Christopher Oliver PayneBMJ 2016; 352 doi: http://dx.doi.org/10.1136/bmj.i1817 (Published 31 March 2016) Cite this as: BMJ 2016;352:i1817
- Cathy Rhodes
Christopher Oliver Payne’s father was a music hall variety artist who had left school at 12; his mother was a shorthand typist. Chris was proud to be a scholarship boy at Dulwich College and became the first member of his family to attend university, where he met his future wife, Paddy. In 1962 he joined the Royal Air Force as a medical cadet, and from 1965 to 68 he worked at Changi Hospital in Singapore. He left the RAF as squadron leader. In 1971 the family moved to Iran with the Church Missionary Society, where Chris was physician in the Diocese of Iran’s Christian hospital in Shiraz. They spent seven happy and fulfilling years in Shiraz, and the family’s experiences in Iran and their friends in Farsi and English speaking church congregations became an enduring part of their lives. Time there was brought to an abrupt and sad end by the Islamic Revolution in 1979.
In 1980 Chris became a general practitioner at the Bermondsey Medical Mission, and in more than 24 years as a partner he was instrumental in developing it into a large training practice. He served on many NHS committees and was a director of community health services. In 1993 Chris spent a sabbatical as locum chief medical officer in the American Mission Hospital in Bahrain, accompanied by Paddy in a welcome return to the Middle East.
In retirement Chris was a school governor and developed his love of poetry as a tutor with the creative arts retreat movement, publishing his poetry collection Outbox from Inner Space. He ran a faith in action group at a drop-in centre for vulnerable adults in Deptford, encouraging members to express themselves in poetry and song. He relished time with his extended family, rejoicing in the arrival of each of his nine grandchildren.
As a prospective medical student I remember going on visits with my dad to Bermondsey homes, which included families living in appalling conditions. He was always courteous, kind, and welcomed by his patients, his dedication shown by regular nights on call, when he slept on a camp bed in the practice.
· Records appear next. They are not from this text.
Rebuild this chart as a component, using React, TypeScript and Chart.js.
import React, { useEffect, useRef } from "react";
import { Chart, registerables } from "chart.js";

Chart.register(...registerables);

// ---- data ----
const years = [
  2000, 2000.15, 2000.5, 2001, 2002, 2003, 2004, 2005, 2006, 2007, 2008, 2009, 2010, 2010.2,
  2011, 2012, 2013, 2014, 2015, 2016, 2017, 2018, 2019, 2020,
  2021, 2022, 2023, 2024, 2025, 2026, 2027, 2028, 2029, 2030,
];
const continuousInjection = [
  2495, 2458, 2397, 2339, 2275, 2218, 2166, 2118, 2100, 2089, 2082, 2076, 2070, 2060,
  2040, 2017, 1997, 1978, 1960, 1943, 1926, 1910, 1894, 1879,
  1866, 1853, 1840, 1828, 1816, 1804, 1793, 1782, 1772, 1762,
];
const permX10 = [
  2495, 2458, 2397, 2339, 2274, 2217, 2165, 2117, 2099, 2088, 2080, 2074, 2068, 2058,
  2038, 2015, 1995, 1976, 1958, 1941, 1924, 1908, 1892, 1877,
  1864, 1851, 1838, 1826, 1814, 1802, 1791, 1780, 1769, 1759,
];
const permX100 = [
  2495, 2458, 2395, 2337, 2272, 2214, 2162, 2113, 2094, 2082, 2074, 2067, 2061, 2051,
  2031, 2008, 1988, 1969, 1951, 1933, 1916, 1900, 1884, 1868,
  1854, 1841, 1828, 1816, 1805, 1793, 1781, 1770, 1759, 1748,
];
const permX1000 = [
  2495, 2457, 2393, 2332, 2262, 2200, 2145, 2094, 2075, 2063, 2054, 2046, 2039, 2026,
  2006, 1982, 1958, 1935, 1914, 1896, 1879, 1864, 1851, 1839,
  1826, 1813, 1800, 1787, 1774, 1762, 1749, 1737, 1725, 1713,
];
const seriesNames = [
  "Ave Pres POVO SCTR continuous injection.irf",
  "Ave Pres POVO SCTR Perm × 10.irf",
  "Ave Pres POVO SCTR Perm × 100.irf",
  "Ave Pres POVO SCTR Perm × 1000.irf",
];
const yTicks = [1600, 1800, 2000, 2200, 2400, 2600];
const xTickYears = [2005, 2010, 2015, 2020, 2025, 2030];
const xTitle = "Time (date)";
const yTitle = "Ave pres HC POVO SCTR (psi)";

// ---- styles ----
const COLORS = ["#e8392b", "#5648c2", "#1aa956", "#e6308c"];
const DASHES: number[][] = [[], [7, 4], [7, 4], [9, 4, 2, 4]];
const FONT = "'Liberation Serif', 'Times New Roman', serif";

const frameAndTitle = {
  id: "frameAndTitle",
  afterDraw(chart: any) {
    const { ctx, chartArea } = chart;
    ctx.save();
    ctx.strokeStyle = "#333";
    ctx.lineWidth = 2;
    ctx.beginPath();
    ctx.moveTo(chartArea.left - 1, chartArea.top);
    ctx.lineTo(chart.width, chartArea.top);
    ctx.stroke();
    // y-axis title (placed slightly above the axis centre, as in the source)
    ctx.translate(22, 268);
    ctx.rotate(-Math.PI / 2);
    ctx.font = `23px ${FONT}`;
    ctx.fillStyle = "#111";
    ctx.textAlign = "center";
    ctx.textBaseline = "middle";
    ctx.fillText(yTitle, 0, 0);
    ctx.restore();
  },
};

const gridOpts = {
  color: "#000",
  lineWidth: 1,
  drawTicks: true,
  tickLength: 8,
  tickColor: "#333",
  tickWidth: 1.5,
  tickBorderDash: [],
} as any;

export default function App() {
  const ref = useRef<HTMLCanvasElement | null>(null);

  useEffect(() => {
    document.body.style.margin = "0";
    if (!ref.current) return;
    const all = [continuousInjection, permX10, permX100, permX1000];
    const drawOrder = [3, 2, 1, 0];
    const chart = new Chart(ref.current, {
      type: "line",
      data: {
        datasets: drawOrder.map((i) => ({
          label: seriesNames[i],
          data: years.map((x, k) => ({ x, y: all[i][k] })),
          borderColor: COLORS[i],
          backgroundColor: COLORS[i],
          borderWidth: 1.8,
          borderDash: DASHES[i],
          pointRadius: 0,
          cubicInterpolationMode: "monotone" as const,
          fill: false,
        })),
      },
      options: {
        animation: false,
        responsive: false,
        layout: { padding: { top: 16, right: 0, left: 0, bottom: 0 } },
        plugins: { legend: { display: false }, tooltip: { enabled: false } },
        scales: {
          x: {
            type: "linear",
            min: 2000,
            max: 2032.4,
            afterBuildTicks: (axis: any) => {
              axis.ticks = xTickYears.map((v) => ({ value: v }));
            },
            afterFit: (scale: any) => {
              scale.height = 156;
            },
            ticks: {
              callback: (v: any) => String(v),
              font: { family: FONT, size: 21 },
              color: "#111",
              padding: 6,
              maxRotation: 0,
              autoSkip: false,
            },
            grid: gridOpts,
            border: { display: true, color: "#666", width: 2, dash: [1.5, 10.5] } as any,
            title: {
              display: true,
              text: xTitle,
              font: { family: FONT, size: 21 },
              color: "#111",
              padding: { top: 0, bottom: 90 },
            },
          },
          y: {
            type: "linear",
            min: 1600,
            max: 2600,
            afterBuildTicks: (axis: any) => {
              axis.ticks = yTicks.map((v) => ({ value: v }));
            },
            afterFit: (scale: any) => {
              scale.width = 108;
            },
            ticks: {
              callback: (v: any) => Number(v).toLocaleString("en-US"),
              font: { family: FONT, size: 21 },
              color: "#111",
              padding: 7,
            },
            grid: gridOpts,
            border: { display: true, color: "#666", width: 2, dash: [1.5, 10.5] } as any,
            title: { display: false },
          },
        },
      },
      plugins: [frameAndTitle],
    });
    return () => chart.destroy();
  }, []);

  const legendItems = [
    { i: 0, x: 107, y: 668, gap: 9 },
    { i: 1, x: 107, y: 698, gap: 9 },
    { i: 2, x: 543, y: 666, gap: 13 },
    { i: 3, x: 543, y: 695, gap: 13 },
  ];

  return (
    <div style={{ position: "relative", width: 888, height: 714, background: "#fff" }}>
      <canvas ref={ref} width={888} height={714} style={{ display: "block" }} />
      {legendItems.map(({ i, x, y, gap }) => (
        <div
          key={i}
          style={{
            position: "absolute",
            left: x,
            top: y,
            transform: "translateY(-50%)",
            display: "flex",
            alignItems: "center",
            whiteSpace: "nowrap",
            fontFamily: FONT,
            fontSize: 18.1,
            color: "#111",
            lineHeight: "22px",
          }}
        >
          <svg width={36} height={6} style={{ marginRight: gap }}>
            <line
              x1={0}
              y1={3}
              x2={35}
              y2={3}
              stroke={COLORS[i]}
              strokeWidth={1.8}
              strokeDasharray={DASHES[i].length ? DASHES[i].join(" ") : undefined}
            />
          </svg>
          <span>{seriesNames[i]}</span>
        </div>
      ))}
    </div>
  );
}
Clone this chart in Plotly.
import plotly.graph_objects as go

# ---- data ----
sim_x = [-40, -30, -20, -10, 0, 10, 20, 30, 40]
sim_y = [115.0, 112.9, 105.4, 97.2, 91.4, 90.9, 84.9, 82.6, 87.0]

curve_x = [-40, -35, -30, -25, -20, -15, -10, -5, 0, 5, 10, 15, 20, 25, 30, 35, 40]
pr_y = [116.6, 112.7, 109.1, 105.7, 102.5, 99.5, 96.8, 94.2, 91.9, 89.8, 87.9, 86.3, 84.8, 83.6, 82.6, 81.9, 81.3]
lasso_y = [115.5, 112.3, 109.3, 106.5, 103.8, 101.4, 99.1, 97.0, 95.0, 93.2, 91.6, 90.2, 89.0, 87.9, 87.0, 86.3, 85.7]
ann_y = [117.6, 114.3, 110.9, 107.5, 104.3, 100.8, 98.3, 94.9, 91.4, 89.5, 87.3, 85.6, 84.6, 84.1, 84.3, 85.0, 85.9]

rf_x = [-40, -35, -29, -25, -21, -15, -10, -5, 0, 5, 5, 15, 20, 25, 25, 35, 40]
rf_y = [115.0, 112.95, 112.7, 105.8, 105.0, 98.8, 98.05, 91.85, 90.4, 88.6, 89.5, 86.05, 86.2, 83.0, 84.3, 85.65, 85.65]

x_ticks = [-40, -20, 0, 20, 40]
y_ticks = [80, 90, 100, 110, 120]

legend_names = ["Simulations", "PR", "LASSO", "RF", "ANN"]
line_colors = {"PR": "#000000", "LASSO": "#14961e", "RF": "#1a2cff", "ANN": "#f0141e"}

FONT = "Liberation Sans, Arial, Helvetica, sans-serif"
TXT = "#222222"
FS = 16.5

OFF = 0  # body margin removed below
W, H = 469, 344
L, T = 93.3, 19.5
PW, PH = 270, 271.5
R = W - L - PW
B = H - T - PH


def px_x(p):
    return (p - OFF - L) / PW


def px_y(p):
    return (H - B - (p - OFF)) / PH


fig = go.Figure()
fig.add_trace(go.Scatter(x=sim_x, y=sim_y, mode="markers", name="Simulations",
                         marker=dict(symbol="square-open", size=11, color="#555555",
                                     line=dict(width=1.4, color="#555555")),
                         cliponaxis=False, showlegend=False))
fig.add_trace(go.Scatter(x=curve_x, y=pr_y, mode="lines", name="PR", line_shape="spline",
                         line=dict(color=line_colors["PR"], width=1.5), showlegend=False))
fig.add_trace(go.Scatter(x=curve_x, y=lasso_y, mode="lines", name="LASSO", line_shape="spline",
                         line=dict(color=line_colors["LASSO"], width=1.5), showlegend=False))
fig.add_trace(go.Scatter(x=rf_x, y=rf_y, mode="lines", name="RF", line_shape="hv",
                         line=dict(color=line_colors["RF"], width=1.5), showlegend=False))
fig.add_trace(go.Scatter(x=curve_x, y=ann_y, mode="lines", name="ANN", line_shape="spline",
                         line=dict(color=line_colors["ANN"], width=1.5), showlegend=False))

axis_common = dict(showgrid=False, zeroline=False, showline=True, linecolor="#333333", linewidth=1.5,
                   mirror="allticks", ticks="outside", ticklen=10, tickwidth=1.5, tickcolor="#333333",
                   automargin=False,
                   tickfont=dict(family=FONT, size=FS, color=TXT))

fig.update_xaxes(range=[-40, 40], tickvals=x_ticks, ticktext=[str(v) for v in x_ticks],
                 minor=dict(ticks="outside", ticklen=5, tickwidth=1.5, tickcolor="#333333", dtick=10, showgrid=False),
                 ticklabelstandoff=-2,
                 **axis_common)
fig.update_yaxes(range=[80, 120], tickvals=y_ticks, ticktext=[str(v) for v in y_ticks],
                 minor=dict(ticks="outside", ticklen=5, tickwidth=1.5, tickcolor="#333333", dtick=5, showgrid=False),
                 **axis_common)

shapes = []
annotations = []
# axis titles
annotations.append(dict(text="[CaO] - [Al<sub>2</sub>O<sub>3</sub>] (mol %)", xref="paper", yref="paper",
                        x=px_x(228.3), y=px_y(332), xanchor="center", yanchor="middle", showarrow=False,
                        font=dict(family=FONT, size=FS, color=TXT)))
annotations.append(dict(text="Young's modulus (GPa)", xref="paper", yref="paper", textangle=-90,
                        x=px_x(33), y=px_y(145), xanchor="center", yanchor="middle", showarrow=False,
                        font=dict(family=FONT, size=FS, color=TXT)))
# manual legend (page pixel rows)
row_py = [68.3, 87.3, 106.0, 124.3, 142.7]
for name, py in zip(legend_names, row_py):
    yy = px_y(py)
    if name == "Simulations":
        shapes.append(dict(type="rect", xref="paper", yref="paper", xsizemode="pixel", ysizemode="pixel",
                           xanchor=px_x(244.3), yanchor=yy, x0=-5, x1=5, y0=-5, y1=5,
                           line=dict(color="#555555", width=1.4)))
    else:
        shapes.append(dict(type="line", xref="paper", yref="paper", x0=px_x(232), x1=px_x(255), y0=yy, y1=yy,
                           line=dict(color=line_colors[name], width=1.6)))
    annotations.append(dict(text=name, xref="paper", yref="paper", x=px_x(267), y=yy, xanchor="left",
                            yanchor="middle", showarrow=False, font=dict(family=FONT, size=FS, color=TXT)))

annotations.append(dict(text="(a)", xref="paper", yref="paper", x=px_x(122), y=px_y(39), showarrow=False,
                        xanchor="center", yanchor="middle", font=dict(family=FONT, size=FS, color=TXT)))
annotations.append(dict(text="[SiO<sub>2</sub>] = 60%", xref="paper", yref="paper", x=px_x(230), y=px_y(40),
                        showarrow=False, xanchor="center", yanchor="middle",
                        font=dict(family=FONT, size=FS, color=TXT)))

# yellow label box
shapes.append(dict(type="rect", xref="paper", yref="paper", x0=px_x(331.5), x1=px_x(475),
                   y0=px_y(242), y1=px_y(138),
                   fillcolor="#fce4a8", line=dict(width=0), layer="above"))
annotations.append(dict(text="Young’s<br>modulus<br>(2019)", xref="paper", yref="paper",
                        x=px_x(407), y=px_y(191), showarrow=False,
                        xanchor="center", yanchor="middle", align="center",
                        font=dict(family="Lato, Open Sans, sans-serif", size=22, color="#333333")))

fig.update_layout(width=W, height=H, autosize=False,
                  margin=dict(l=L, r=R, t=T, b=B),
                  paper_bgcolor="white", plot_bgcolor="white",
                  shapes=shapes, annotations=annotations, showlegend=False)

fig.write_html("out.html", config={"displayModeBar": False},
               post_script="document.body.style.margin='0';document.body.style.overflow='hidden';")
His deep Christian faith informed all he did: when he died, a patient said: “He really cared.” A true family doctor, in his poem “At First Acquaintance” he wrote:
So now, it’s nearly over, after all the years
People who told me everything at first acquaintance
Two minutes after handshake . . . you started on your story.
. . . welcome, stranger, to the team, primarily of care.
He leaves Paddy, his wife of 52 years; four daughters: Cathy, Becky, Jodi, and Sophie; and nine grandchildren, one of whom is studying medicine, much to his delight.
General practitioner Bermondsey Medical Mission, London (b 1939; q King’s College London 1963; MRCP), died from lymphoma on 20 October 2015.